START SUPPLIED INFORMATION

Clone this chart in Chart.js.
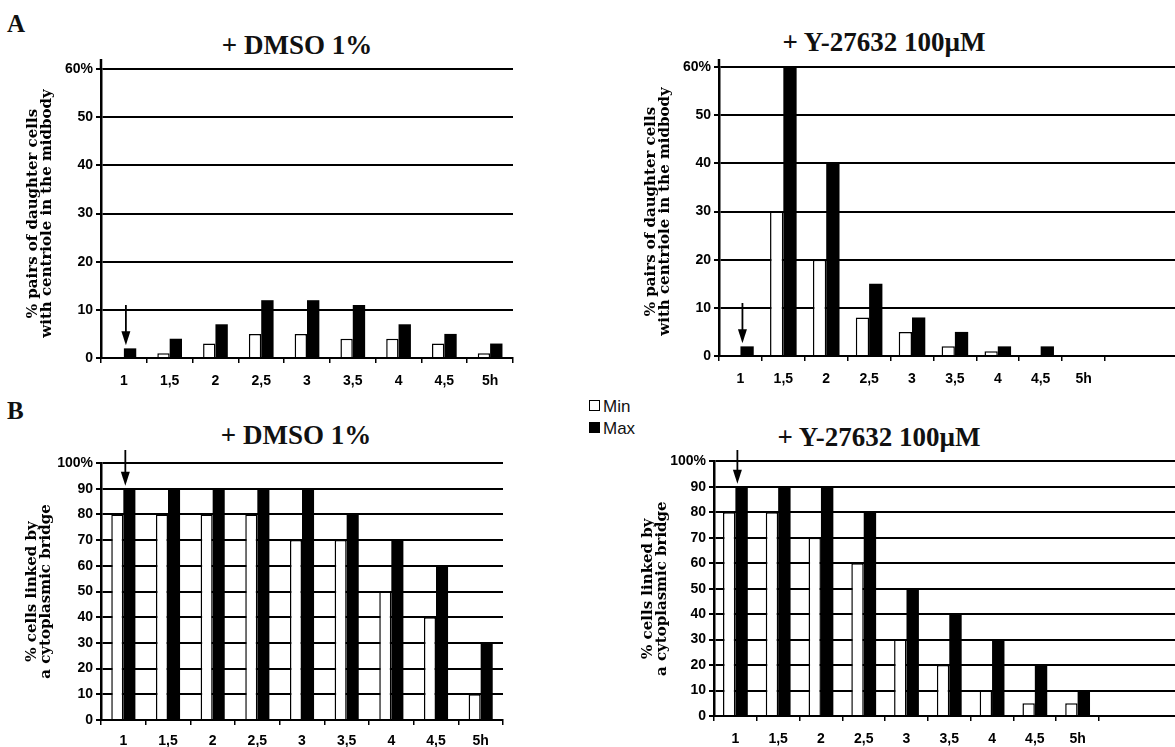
<!DOCTYPE html>
<html>
<head>
<meta charset="utf-8">
<script src="https://cdn.jsdelivr.net/npm/chart.js@4.4.1/dist/chart.umd.min.js"></script>
<style>
  body { margin:0; background:#fff; width:1175px; height:747px; position:relative; overflow:hidden; }
  canvas { position:absolute; }
  .title { position:absolute; font-family:"Liberation Serif","Times New Roman",serif; font-weight:bold; font-size:27px; line-height:1; color:#111; white-space:nowrap; transform:translateX(-50%); }
  .panel { position:absolute; font-family:"Liberation Serif","Times New Roman",serif; font-weight:bold; font-size:25px; line-height:1; color:#111; }
  #legend { position:absolute; left:589px; top:396px; font-family:"Liberation Sans",Arial,sans-serif; font-size:17px; line-height:22px; color:#111; }
  #legend span.box { display:inline-block; width:9px; height:9px; border:1px solid #000; margin-right:3px; vertical-align:1px; }
</style>
</head>
<body>
<div class="panel" style="left:7px;top:11px">A</div>
<div class="panel" style="left:7px;top:398px">B</div>
<div class="title" style="left:297px;top:32px">+ DMSO 1%</div>
<div class="title" style="left:884px;top:29px">+ Y-27632 100µM</div>
<div class="title" style="left:296px;top:422px">+ DMSO 1%</div>
<div class="title" style="left:879px;top:424px">+ Y-27632 100µM</div>
<div id="legend"></div>

<canvas id="aLeft" width="530" height="345" style="left:0;top:55px"></canvas>
<canvas id="aRight" width="575" height="345" style="left:600px;top:55px"></canvas>
<canvas id="bLeft" width="530" height="297" style="left:0;top:450px"></canvas>
<canvas id="bRight" width="575" height="297" style="left:600px;top:450px"></canvas>

<script>
// time after release (h)
const hours = ["1", "1,5", "2", "2,5", "3", "3,5", "4", "4,5", "5h"];
const seriesNames = ["Min", "Max"];

// A: % pairs of daughter cells with centriole in the midbody
const midbodyDmsoMin = [0, 1, 3, 5, 5, 4, 4, 3, 1];
const midbodyDmsoMax = [2, 4, 7, 12, 12, 11, 7, 5, 3];
const midbodyY27Min = [0, 30, 20, 8, 5, 2, 1, 0, 0];
const midbodyY27Max = [2, 60, 40, 15, 8, 5, 2, 2, 0];
const midbodyTicks = ["0", "10", "20", "30", "40", "50", "60%"];

// B: % cells linked by a cytoplasmic bridge
const bridgeDmsoMin = [80, 80, 80, 80, 70, 70, 50, 40, 10];
const bridgeDmsoMax = [90, 90, 90, 90, 90, 80, 70, 60, 30];
const bridgeY27Min = [80, 80, 70, 60, 30, 20, 10, 5, 5];
const bridgeY27Max = [90, 90, 90, 80, 50, 40, 30, 20, 10];
const bridgeTicks = ["0", "10", "20", "30", "40", "50", "60", "70", "80", "90", "100%"];

const barFill = ["#ffffff", "#000000"];

// legend
const legend = document.getElementById("legend");
seriesNames.forEach((name, i) => {
  const row = document.createElement("div");
  row.innerHTML = '<span class="box" style="background:' + barFill[i] + '"></span>' + name;
  legend.appendChild(row);
});

Chart.defaults.font.family = '"Liberation Sans", Arial, sans-serif';
Chart.defaults.color = "#000";

// downward arrow over the first time point
const arrowPlugin = {
  id: "arrow",
  afterDatasetsDraw(chart, args, opts) {
    if (opts.from === undefined) return;
    const ctx = chart.ctx;
    const px = chart.scales.x.getPixelForValue(0) + 2;
    const top = chart.scales.y.getPixelForValue(opts.from);
    const tip = chart.getDatasetMeta(1).data[0].y - 3;
    ctx.save();
    ctx.strokeStyle = "#000";
    ctx.fillStyle = "#000";
    ctx.lineWidth = 1.8;
    ctx.beginPath();
    ctx.moveTo(px, top);
    ctx.lineTo(px, tip - 10);
    ctx.stroke();
    ctx.beginPath();
    ctx.moveTo(px - 4.5, tip - 14);
    ctx.lineTo(px + 4.5, tip - 14);
    ctx.lineTo(px, tip);
    ctx.closePath();
    ctx.fill();
    ctx.restore();
  }
};

// horizontal gridlines continue past the last category, y axis pokes above the top line
const gridTail = {
  id: "gridTail",
  beforeDatasetsDraw(chart, args, opts) {
    const ctx = chart.ctx;
    const y = chart.scales.y;
    const area = chart.chartArea;
    ctx.save();
    ctx.strokeStyle = "#000";
    ctx.lineWidth = 2;
    if (opts.on) {
      y.ticks.forEach((t, i) => {
        const py = Math.round(y.getPixelForTick(i));
        ctx.beginPath();
        ctx.moveTo(area.right, py);
        ctx.lineTo(chart.width, py);
        ctx.stroke();
      });
    }
    if (opts.axisOver) {
      ctx.lineWidth = 2.5;
      ctx.beginPath();
      ctx.moveTo(area.left, area.top);
      ctx.lineTo(area.left, area.top - opts.axisOver);
      ctx.stroke();
    }
    ctx.restore();
  }
};

Chart.register(arrowPlugin, gridTail);

function makeChart(id, minData, maxData, tickLabels, yTitle, lay) {
  const yMax = (tickLabels.length - 1) * 10;
  return new Chart(document.getElementById(id), {
    type: "bar",
    data: {
      labels: hours,
      datasets: [
        { label: seriesNames[0], data: minData, backgroundColor: barFill[0], borderColor: "#000", borderWidth: 1.5 },
        { label: seriesNames[1], data: maxData, backgroundColor: barFill[1], borderColor: "#000", borderWidth: 0 }
      ]
    },
    options: {
      responsive: false,
      animation: false,
      layout: { padding: { top: lay.top, right: lay.right, bottom: 0, left: 0 } },
      datasets: { bar: { categoryPercentage: lay.cat, barPercentage: 1 } },
      plugins: {
        legend: { display: false },
        tooltip: { enabled: false },
        arrow: { from: lay.arrowFrom },
        gridTail: { on: lay.tail, axisOver: lay.axisOver }
      },
      scales: {
        x: {
          grid: { drawOnChartArea: false, drawTicks: true, tickLength: 5, color: "#000", lineWidth: 1.5 },
          border: { color: "#000", width: 2 },
          ticks: { padding: lay.xPad, font: { size: 14, weight: "bold" }, maxRotation: 0 },
          afterFit: (s) => { s.height = lay.xHeight; }
        },
        y: {
          min: 0,
          max: yMax,
          grid: { color: "#000", lineWidth: 2, tickLength: 5 },
          border: { color: "#000", width: 2.5 },
          ticks: {
            stepSize: 10,
            padding: 3,
            font: { size: 14, weight: "bold" },
            callback: (v, i) => tickLabels[i]
          },
          title: {
            display: true,
            text: yTitle,
            font: { family: '"DejaVu Serif", serif', size: 15, weight: "bold", lineHeight: 0.95 },
            padding: { top: lay.titlePad, bottom: 0 }
          },
          afterFit: (s) => { s.width = lay.yWidth; }
        }
      }
    }
  });
}

const midbodyTitle = ["% pairs of daughter cells", "with centriole in the midbody"];
const bridgeTitle = ["% cells linked by", "a cytoplasmic bridge"];

makeChart("aLeft", midbodyDmsoMin, midbodyDmsoMax, midbodyTicks, midbodyTitle,
  { top: 14, right: 17, yWidth: 101, xHeight: 42, xPad: 10, cat: 0.54, titlePad: 26, arrowFrom: 11, tail: false, axisOver: 10 });
makeChart("aRight", midbodyY27Min, midbodyY27Max, midbodyTicks, midbodyTitle,
  { top: 12, right: 70, yWidth: 119, xHeight: 44, xPad: 10, cat: 0.62, titlePad: 44, arrowFrom: 11, tail: true, axisOver: 8 });
makeChart("bLeft", bridgeDmsoMin, bridgeDmsoMax, bridgeTicks, bridgeTitle,
  { top: 13, right: 27, yWidth: 101, xHeight: 27, xPad: 8, cat: 0.54, titlePad: 25, arrowFrom: 106, tail: false, axisOver: 0 });
makeChart("bRight", bridgeY27Min, bridgeY27Max, bridgeTicks, bridgeTitle,
  { top: 11, right: 76, yWidth: 114, xHeight: 31, xPad: 10, cat: 0.58, titlePad: 41, arrowFrom: 105, tail: true, axisOver: 0 });
</script>
</body>
</html>
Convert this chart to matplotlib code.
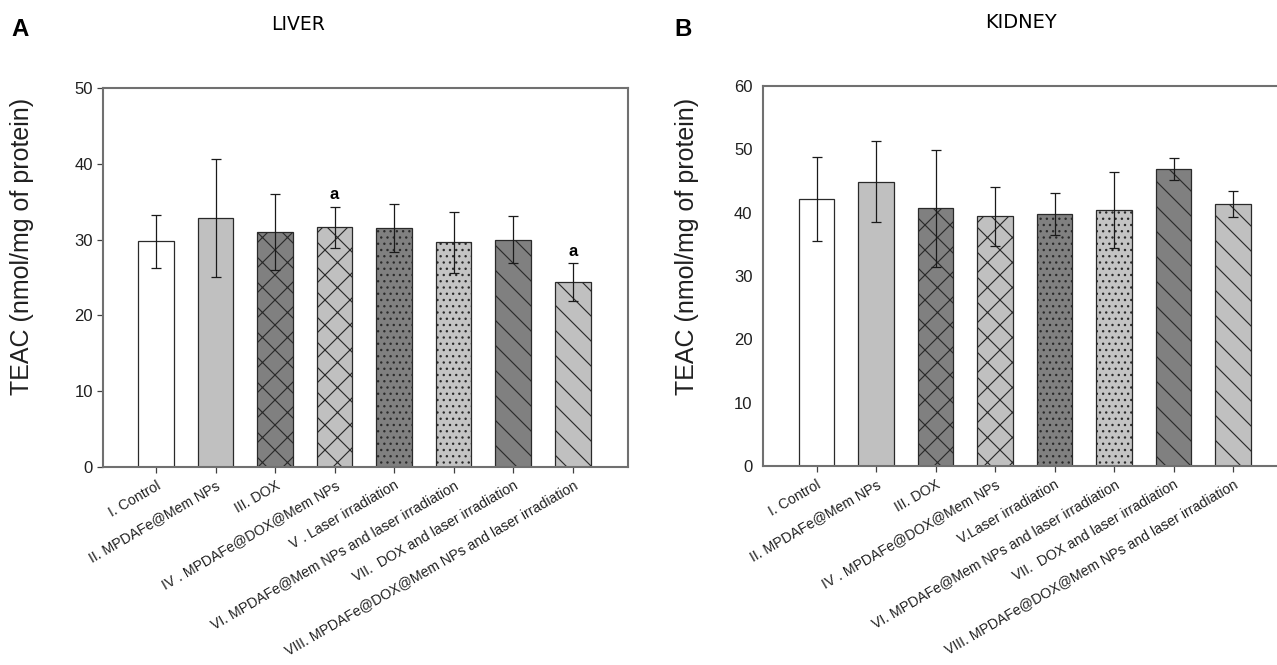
import numpy as np
import matplotlib
matplotlib.use('Agg')
import matplotlib.pyplot as plt

# TEAC values (nmol/mg of protein)
liver_labels = ['I. Control', 'II. MPDAFe@Mem NPs', 'III. DOX',
                'IV . MPDAFe@DOX@Mem NPs', 'V . Laser irradiation',
                'VI. MPDAFe@Mem NPs and laser irradiation',
                'VII.  DOX and laser irradiation',
                'VIII. MPDAFe@DOX@Mem NPs and laser irradiation']
kidney_labels = ['I. Control', 'II. MPDAFe@Mem NPs', 'III. DOX',
                 'IV . MPDAFe@DOX@Mem NPs', 'V.Laser irradiation',
                 'VI. MPDAFe@Mem NPs and laser irradiation',
                 'VII.  DOX and laser irradiation',
                 'VIII. MPDAFe@DOX@Mem NPs and laser irradiation']

liver_mean = [29.75, 32.85, 30.95, 31.65, 31.55, 29.65, 30.0, 24.4]
liver_err = [3.45, 7.8, 5.0, 2.7, 3.2, 4.0, 3.05, 2.5]
liver_marks = ['', '', '', 'a', '', '', '', 'a']

kidney_mean = [42.2, 44.9, 40.7, 39.4, 39.8, 40.4, 46.9, 41.4]
kidney_err = [6.6, 6.4, 9.2, 4.7, 3.3, 6.0, 1.7, 2.1]

fills = ['white', '#c0c0c0', '#808080', '#c0c0c0',
         '#808080', '#c4c4c4', '#808080', '#c0c0c0']
hatches = ['', '', 'xx', 'xx', '....', '....', '\\\\', '\\\\']

plt.rcParams['hatch.linewidth'] = 0.55
plt.rcParams['font.family'] = ['Liberation Sans', 'DejaVu Sans']

DPI = 150
fig = plt.figure(figsize=(1277 / DPI, 665 / DPI), dpi=DPI)


def draw_panel(ax, means, errs, labels, ymax, marks=None, yticks_len=3.0):
    x = np.arange(len(means))
    ax.bar(x, means, width=0.6, color=fills, hatch=hatches,
           edgecolor='#2a2a2a', linewidth=0.6, zorder=2)
    ax.errorbar(x, means, yerr=errs, fmt='none', ecolor='#1a1a1a',
                elinewidth=0.6, capsize=2.6, capthick=0.6, zorder=3)
    if marks:
        for xi, m, e, mk in zip(x, means, errs, marks):
            if mk:
                ax.text(xi, m + e + 0.6, mk, ha='center', va='bottom',
                        fontsize=8, fontweight='bold')
    ax.set_xlim(-0.9, 7.93)
    ax.set_ylim(0, ymax)
    ax.set_yticks(np.arange(0, ymax + 1, 10))
    ax.set_xticks(x)
    ax.set_xticklabels(labels, rotation=30, ha='right',
                       rotation_mode='anchor', fontsize=6.8, color='#202020')
    ax.tick_params(axis='x', length=3, width=0.6, color='#404040', pad=2.5)
    ax.tick_params(axis='y', length=yticks_len, width=0.6, color='#404040',
                   labelsize=8, labelcolor='#202020',
                   pad=1.5 if yticks_len else 5)
    for sp in ax.spines.values():
        sp.set_color('#707070')
        sp.set_linewidth(1.0)


ax1 = fig.add_axes([102.5 / 1277, 198 / 665, 525.5 / 1277, 379 / 665])
draw_panel(ax1, liver_mean, liver_err, liver_labels, 50, marks=liver_marks)

ax2 = fig.add_axes([763 / 1277, 199 / 665, 525.5 / 1277, 380 / 665])
draw_panel(ax2, kidney_mean, kidney_err, kidney_labels, 60, yticks_len=0)

# axis labels, panel titles and letters
for xp in (22, 687):
    fig.text(xp / 1277, 1 - 246 / 665, 'TEAC (nmol/mg of protein)',
             rotation=90, ha='center', va='center', fontsize=12, color='#202020')
fig.text(298 / 1277, 1 - 25 / 665, 'LIVER', ha='center', va='center',
         fontsize=9, family='DejaVu Sans')
fig.text(1021 / 1277, 1 - 23 / 665, 'KIDNEY', ha='center', va='center',
         fontsize=9.3, family='DejaVu Sans')
fig.text(20 / 1277, 1 - 30 / 665, 'A', ha='center', va='center',
         fontsize=11.5, fontweight='bold')
fig.text(683 / 1277, 1 - 30 / 665, 'B', ha='center', va='center',
         fontsize=11.5, fontweight='bold')

fig.savefig('out.png', dpi=DPI)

END SUPPLIED INFORMATION

EXERCISE:
Review the preceding data and report every line that includes the string "this".

EXERCISE ANSWER:
Clone this chart in Chart.js.
Convert this chart to matplotlib code.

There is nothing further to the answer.